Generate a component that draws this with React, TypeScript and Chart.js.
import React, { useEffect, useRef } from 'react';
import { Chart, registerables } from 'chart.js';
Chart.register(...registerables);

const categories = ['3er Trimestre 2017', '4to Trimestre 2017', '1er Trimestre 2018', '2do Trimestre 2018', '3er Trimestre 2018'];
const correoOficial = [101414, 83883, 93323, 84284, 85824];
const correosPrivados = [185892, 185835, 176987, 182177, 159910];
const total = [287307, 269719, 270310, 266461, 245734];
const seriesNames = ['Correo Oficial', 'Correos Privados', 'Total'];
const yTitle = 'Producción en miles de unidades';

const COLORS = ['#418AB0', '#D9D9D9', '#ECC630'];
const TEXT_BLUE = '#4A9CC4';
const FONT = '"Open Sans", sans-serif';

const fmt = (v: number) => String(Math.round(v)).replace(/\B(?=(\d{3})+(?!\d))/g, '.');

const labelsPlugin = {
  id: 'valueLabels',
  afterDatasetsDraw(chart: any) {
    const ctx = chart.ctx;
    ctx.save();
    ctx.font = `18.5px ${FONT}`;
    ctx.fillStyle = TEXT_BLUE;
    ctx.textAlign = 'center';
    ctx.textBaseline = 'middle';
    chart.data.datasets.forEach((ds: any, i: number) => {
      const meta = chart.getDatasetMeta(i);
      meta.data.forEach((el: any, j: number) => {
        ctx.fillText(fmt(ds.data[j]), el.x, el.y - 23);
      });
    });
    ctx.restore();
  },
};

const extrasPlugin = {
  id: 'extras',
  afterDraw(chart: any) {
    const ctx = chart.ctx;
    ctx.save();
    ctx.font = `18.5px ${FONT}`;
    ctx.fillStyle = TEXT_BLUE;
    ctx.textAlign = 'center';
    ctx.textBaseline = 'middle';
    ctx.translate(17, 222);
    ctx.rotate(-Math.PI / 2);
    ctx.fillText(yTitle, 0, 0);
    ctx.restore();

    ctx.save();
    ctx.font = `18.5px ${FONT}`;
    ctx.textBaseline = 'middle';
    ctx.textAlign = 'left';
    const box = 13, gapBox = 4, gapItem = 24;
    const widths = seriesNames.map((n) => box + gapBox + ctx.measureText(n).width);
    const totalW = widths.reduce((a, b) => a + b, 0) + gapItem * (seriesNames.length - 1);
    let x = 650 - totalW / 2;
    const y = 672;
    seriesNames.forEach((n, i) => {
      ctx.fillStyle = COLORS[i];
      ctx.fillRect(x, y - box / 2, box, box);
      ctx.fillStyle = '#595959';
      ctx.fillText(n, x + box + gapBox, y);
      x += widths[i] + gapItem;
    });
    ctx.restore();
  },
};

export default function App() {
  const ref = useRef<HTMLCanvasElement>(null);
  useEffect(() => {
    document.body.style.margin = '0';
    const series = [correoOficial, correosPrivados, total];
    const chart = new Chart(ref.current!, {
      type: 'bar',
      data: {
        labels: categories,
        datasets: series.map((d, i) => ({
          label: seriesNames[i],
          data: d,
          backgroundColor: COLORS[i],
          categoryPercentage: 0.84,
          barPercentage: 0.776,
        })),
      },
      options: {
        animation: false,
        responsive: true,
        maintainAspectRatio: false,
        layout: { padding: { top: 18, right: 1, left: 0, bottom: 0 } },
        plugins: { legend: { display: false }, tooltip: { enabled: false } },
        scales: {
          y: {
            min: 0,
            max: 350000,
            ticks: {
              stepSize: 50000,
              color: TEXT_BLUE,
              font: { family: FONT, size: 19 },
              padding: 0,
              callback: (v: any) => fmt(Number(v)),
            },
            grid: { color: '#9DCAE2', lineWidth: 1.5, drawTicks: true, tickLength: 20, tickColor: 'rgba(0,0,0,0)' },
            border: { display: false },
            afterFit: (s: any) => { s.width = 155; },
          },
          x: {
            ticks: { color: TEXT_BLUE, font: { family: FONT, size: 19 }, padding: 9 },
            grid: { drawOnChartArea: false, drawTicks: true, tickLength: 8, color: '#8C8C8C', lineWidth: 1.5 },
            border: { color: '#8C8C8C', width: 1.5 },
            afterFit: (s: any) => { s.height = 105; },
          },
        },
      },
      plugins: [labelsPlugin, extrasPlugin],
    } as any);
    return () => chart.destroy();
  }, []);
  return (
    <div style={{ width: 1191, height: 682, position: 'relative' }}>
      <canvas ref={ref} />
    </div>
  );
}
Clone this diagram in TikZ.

----

_EXERCISE PROMPT_
Copy out all lines from the material above that contain the string "this".

_SOLUTION_
Generate a component that draws this with React, TypeScript and Chart.js.
Clone this diagram in TikZ.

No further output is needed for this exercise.